Let Them All Like Pink and Princesses. Even The Girls.



Last year, I wrote about how my smaller boy loves pink and bemoaned the lack of sparkly things for boys, and delighted that he was confident enough to ask for what he wanted despite waitresses or people in shops suggesting that surely he didn’t want the PINK one.

He’s moved away from pink now, and often comments on things that “girls have”, while making me tea from the toy kitchen.  He’s OK with that, as long as he can sneak a few episodes of Peppa Pig or Sofia the First from time to time.

These days he lives with a little girl, his younger sister, his partner-in-crime. He decides that she should “have the pink one” of everything, she usually acquiesces,  although some days she demands any other colour just to annoy him. They’re well met.

Being the adored baby sister of two rambunctious boys I guess I presumed that my small girl would have little interest in “girl toys” but would happily play with cars and dinosaurs and space ships with her big brothers.

Readers, I was wrong. So wrong. So, so wrong. This one was wired pink.

Now, she can dress up as a power ranger with the best of them, and whack with a hurl in a way that makes her uncles proud.

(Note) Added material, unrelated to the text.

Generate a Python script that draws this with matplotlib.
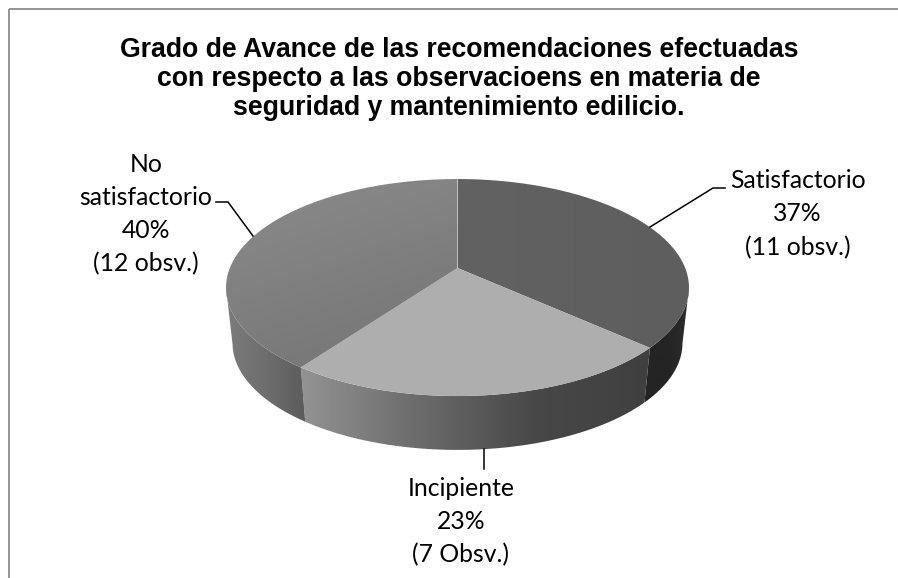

She once refused to wear a dress to a birthday party in favour of her Wexford jersey, but these are the exceptions that prove the rule for this small girl.

My small girl is tough as they come and well able to stand her ground, but she is the girliest girl I’ve ever known (although my sister Gráinne comes very close). This two-year-old requests dresses and tights to wear pointing out what does and doesn’t match. She oohs and ahhs when pink plastic things come on TV and  drags me from room to room to see. She decided in September that she wanted a “rainbow pony” for Christmas.

Girlie? Me?

Despite growing up in a male-dominated house she seems to instinctively choose girlie things without any direction. Bows in her hair are essential accessories, she can’t go out without her handbag, or her bright pink schoolbag (she doesn’t go to school). In a friend’s house recently she opened an older girl’s jewellery box and her face lit up at the toy jewellery and makeup in it. When asked what her uncle should buy her for Christmas she replied “a pwetty dress” and her brothers looked on horrified, planning an interverntion, as she confirmed that she didn’t want a toy just a pretty dress. (She knows that her new auntie has great taste and will help her uncle choose).

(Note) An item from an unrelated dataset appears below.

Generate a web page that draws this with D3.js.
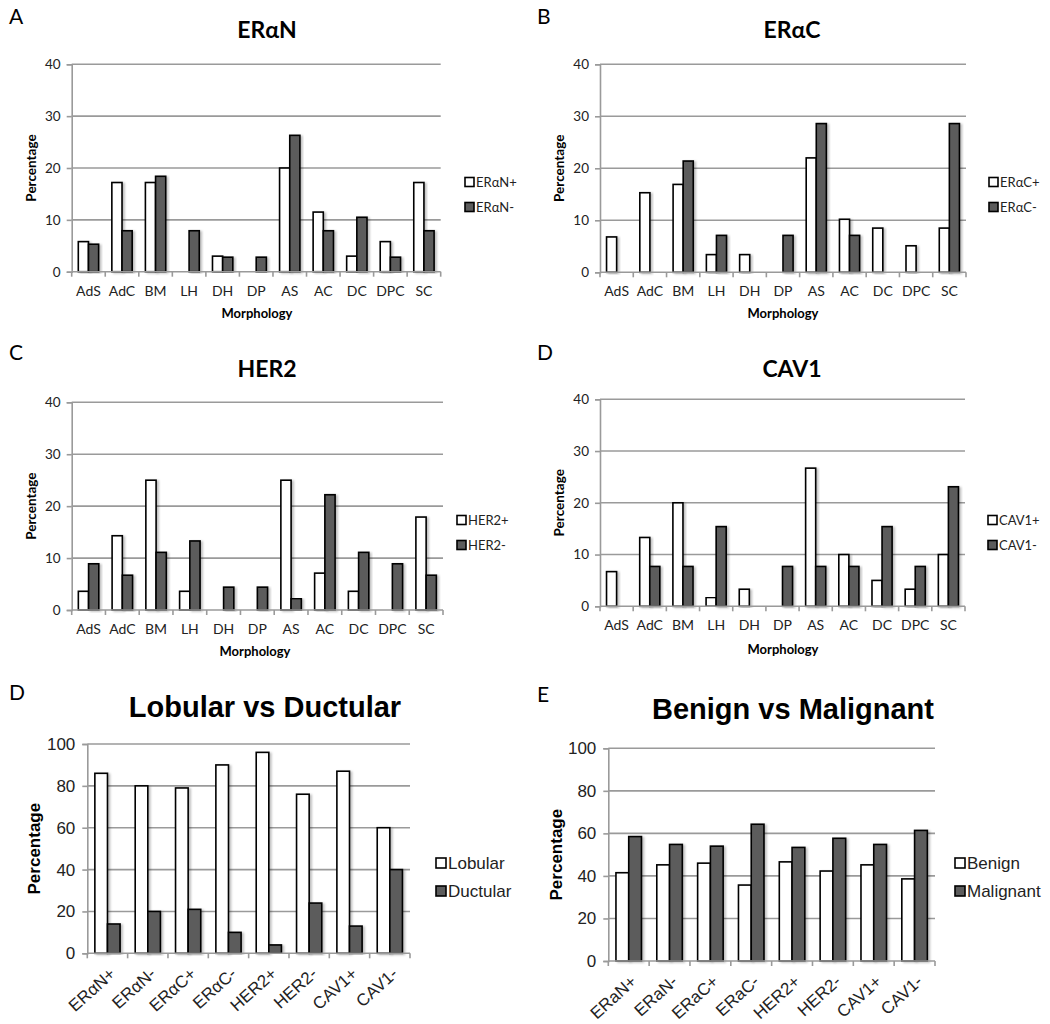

Then there was the time I brought her shoe shopping for a sensible pair of boots. She was shaking with excitement at the prospect of getting boots. Then, when the lady opened one box which contained boots so pink and glittery and sparkly that I expected Barbie on a unicorn to fly out,  she looked, put her hands up to her cheeks and smiling said “WOWWWW”. We bought the boots, how could I say no? She delights in showing people “See mine pink farkly booties”. They couldn’t miss them.

I do all the stuff you’re supposed to do with little girls to raise them balanced and confident. I encourage her to get just as messy as her brothers, to shout as loud, to climb, to run as fast. I tell her that she’s beautiful, and strong, and kind and funny. She looks at me and says “I your Princess Mam?”. “You sure are chicken, my best one”.

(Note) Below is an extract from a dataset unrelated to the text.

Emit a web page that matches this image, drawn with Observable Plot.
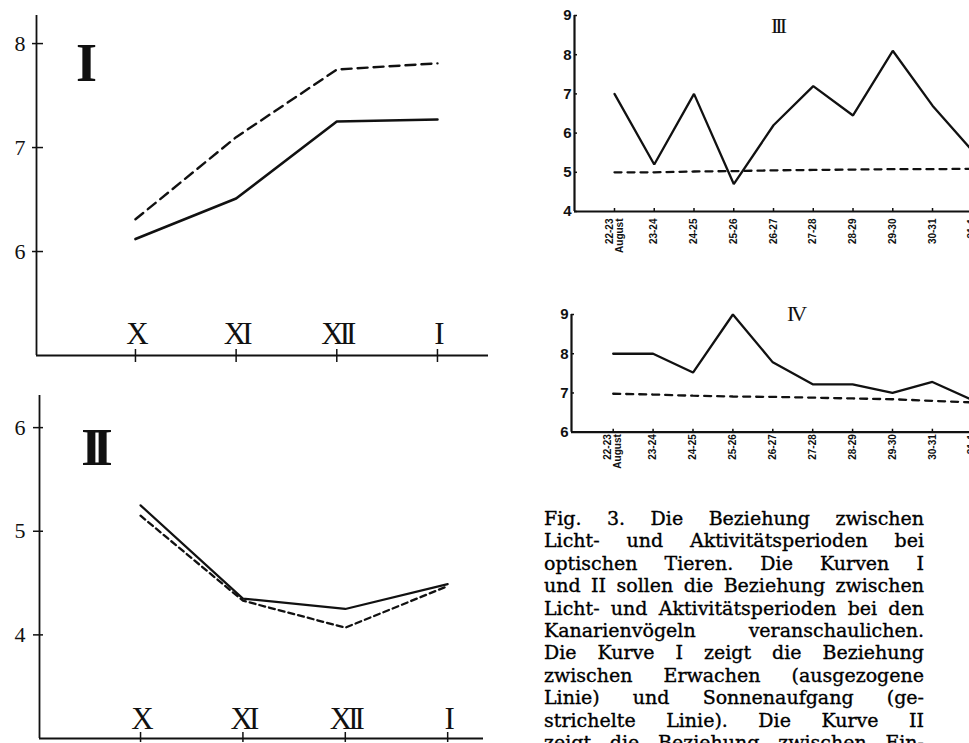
<!DOCTYPE html>
<html><head><meta charset="utf-8">
<script src="https://cdn.jsdelivr.net/npm/d3@7"></script>
<script src="https://cdn.jsdelivr.net/npm/@observablehq/plot@0.6"></script>
<style>
html,body{margin:0;padding:0;background:#fff;overflow:hidden;width:969px;height:743px;}
#page{position:relative;width:969px;height:743px;overflow:hidden;background:#fff;}
.panel{position:absolute;}
.panel svg{display:block;max-width:none !important;}
#caption{position:absolute;left:544px;top:507px;width:380px;font-family:"DejaVu Serif",serif;font-size:19px;line-height:22.4px;color:#000;-webkit-text-stroke:0.35px #000;}
#caption .ln{display:flex;justify-content:space-between;white-space:nowrap;}
</style></head><body>
<div id="page">
  <div class="panel" id="p1" style="left:0;top:0"></div>
  <div class="panel" id="p2" style="left:0;top:370px"></div>
  <div class="panel" id="p3" style="left:540px;top:0"></div>
  <div class="panel" id="p4" style="left:540px;top:290px"></div>
  <div id="caption"></div>
</div>
<script>
// ---- Data ----
const months = ["X", "XI", "XII", "I"];
const erwachenI = [6.12, 6.51, 7.25, 7.27];        // solid, curve I
const sonnenaufgangI = [6.31, 7.10, 7.75, 7.81];   // dashed, curve I
const ticksI = [6, 7, 8];
const solidII = [5.25, 4.35, 4.25, 4.49];
const dashedII = [5.15, 4.33, 4.07, 4.47];
const ticksII = [4, 5, 6];
const days = ["22-23\nAugust", "23-24", "24-25", "25-26", "26-27", "27-28", "28-29", "29-30", "30-31", "31-1"];
const solidIII = [7.0, 5.2, 7.0, 4.7, 6.2, 7.2, 6.45, 8.1, 6.7, 5.55];
const dashedIII = [5.0, 5.0, 5.02, 5.03, 5.05, 5.06, 5.07, 5.08, 5.08, 5.09];
const ticksIII = [4, 5, 6, 7, 8, 9];
const solidIV = [8.0, 8.0, 7.52, 9.0, 7.78, 7.22, 7.22, 7.0, 7.28, 6.82];
const dashedIV = [6.98, 6.96, 6.93, 6.91, 6.9, 6.88, 6.86, 6.84, 6.8, 6.76];
const ticksIV = [6, 7, 8, 9];
const captionLines = [
  "Fig. 3. Die Beziehung zwischen",
  "Licht- und Aktivitätsperioden bei",
  "optischen Tieren. Die Kurven I",
  "und II sollen die Beziehung zwischen",
  "Licht- und Aktivitätsperioden bei den",
  "Kanarienvögeln veranschaulichen.",
  "Die Kurve I zeigt die Beziehung",
  "zwischen Erwachen (ausgezogene",
  "Linie) und Sonnenaufgang (ge-",
  "strichelte Linie). Die Kurve II",
  "zeigt die Beziehung zwischen Ein-"
];

const ink = "#111";
const rows = arr => arr.map((v, i) => ({i, v}));

function panel(o) {
  const idx = o.cats.map((d, i) => i);
  const svg = Plot.plot({
    width: o.width, height: o.height,
    marginTop: o.mt, marginBottom: o.mb, marginLeft: o.ml, marginRight: o.mr,
    x: {type: "linear", domain: o.xDomain, label: null},
    y: {type: "linear", domain: o.yDomain, label: null},
    style: {background: "white", color: ink, fontFamily: o.tickFont},
    marks: [
      Plot.ruleX([o.xDomain[0]], {stroke: ink, strokeWidth: o.axisW}),
      Plot.ruleY([o.yDomain[0]], {stroke: ink, strokeWidth: o.axisW}),
      Plot.axisX({ticks: idx, tickSize: o.xTickSize, dy: o.xTickDy, tickFormat: () => "", stroke: ink, strokeWidth: 1.5}),
      Plot.axisX({ticks: idx, tickSize: 0, tickPadding: o.xLabelPad, tickRotate: o.xRotate || 0,
        lineAnchor: o.xLineAnchor, tickFormat: i => o.cats[i], fontSize: o.xFontSize,
        fontFamily: o.xFont, fontWeight: o.xWeight || "normal", fill: ink,
        stroke: o.xStroke ? ink : "none", strokeWidth: o.xStroke || 0}),
      Plot.axisY({ticks: o.yTicks, tickSize: o.yTickSize, dx: o.yTickDx, tickFormat: () => "", stroke: ink, strokeWidth: 1.5}),
      Plot.axisY({ticks: o.yTicks, tickSize: 0, tickPadding: o.yLabelPad, fontSize: o.yFontSize,
        tickFormat: d => String(d),
        fontFamily: o.tickFont, fontWeight: o.yWeight || "normal", fill: ink,
        stroke: o.yStroke ? ink : "none", strokeWidth: o.yStroke || 0}),
      Plot.line(rows(o.dashed), {x: "i", y: "v", stroke: ink, strokeWidth: o.dashW, strokeDasharray: o.dash, strokeLinejoin: "miter"}),
      Plot.line(rows(o.solid), {x: "i", y: "v", stroke: ink, strokeWidth: o.solidW, strokeLinejoin: "miter"}),
      Plot.text([o.label], {frameAnchor: "top-left", dx: o.labelDx, dy: o.labelDy, lineAnchor: "top",
        textAnchor: "middle", fontSize: o.labelSize, fontWeight: o.labelWeight || "bold",
        fontFamily: "Liberation Serif", fill: ink})
    ]
  });
  d3.select(svg).selectAll('g[aria-label="x-axis tick label"] text').style("letter-spacing", o.xLetter || "0px");
  d3.select(svg).selectAll('g[aria-label="text"] text').style("letter-spacing", o.labelLetter || "0px");
  document.getElementById(o.id).appendChild(svg);
}

panel({
  id: "p1", cats: months, solid: erwachenI, dashed: sonnenaufgangI, yTicks: ticksI,
  width: 500, height: 370, mt: 15, mb: 15, ml: 36, mr: 12,
  xDomain: [-0.983, 3.507], yDomain: [5, 8.27],
  axisW: 1.8, xTickSize: 13, xTickDy: -6, xLabelPad: -12, xLineAnchor: "bottom",
  xFontSize: 31, xFont: "Liberation Serif", xLetter: "-4px", xStroke: 0.6,
  yTickSize: 11, yTickDx: 7, yLabelPad: 11, yFontSize: 22, yStroke: 0.5, tickFont: "Liberation Serif",
  solidW: 2.6, dashW: 2.4, dash: "10,6",
  label: "I", labelDx: 50, labelDy: 27, labelSize: 54
});

panel({
  id: "p2", cats: months, solid: solidII, dashed: dashedII, yTicks: ticksII,
  width: 500, height: 373, mt: 25, mb: 5, ml: 39, mr: 17,
  xDomain: [-0.987, 3.35], yDomain: [3.0, 6.31],
  axisW: 1.8, xTickSize: 10, xTickDy: -6, xLabelPad: -10, xLineAnchor: "bottom",
  xFontSize: 31, xFont: "Liberation Serif", xLetter: "-4px", xStroke: 0.4,
  yTickSize: 10, yTickDx: 4, yLabelPad: 14, yFontSize: 22, yStroke: 0.3, tickFont: "Liberation Serif",
  solidW: 2.2, dashW: 2.3, dash: "6,4",
  label: "II", labelDx: 53, labelDy: 33, labelSize: 52, labelLetter: "-9px"
});

panel({
  id: "p3", cats: days, solid: solidIII, dashed: dashedIII, yTicks: ticksIII,
  width: 429, height: 260, mt: 15, mb: 49, ml: 34, mr: 0,
  xDomain: [-1.006, 8.93], yDomain: [4, 9],
  axisW: 2.2, xTickSize: 3, xTickDy: -3, xLabelPad: 7, xLineAnchor: "middle", xRotate: -90,
  xFontSize: 10, xFont: "Liberation Sans", xWeight: "bold",
  yTickSize: 3, yTickDx: 3, yLabelPad: 3, yFontSize: 15, yWeight: "bold", tickFont: "Liberation Sans",
  solidW: 2.3, dashW: 2.3, dash: "7,6",
  label: "III", labelDx: 203, labelDy: 2, labelSize: 22, labelWeight: "normal", labelLetter: "-3px"
});

panel({
  id: "p4", cats: days, solid: solidIV, dashed: dashedIV, yTicks: ticksIV,
  width: 429, height: 185, mt: 24, mb: 43.3, ml: 31, mr: 0,
  xDomain: [-1.045, 8.93], yDomain: [6, 9],
  axisW: 2.2, xTickSize: 3, xTickDy: -3, xLabelPad: 2, xLineAnchor: "middle", xRotate: -90,
  xFontSize: 10, xFont: "Liberation Sans", xWeight: "bold",
  yTickSize: 3, yTickDx: 3, yLabelPad: 3, yFontSize: 15, yWeight: "bold", tickFont: "Liberation Sans",
  solidW: 2.3, dashW: 2.3, dash: "7,6",
  label: "IV", labelDx: 224, labelDy: -9, labelSize: 22, labelWeight: "normal", labelLetter: "-3px"
});

// caption
const cap = d3.select("#caption");
captionLines.forEach(line => {
  const ln = cap.append("div").attr("class", "ln");
  line.split(" ").forEach(w => ln.append("span").text(w));
});
</script>
</body></html>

Gender bashing dinosaur skirt. Not wearing any pink at all.


She is a girl.

A mostly girlie girl.

She wants to be a princess or maybe a power ranger or a pirate, or all three at once. She’s two.

She also wants to play hurling and whack her brothers indiscriminately and watch Paw Patrol and ride a bike and build very tall towers with Lego (preferably Lego that her brothers were just playing with).

Before I had a daughter I used to be very “right-on” about princesses and all they represented. When she was born I loved the idea of pink but as she got older I started moving away from it, dressing her in navys and greys. I bought her more gender-neutral coloured toys. I was so anti-pink. I thought that the whole pink thing was awful and was all about marketing. I really don’t think that little girls need the option of a pink everything, or a pink anything really.

But, and this is the important bit, I do think that we should give pink-loving children a break. It seems to be almost cool to be a boy who likes pink, or a girl who likes football, we should be supporting ALL the children, in ALL the choices that they make. Even if it’s for a pink plastic princess.

Can’t we let our girls be girlie if they want to be?

Can’t we ALL like pink and princesses, even girls?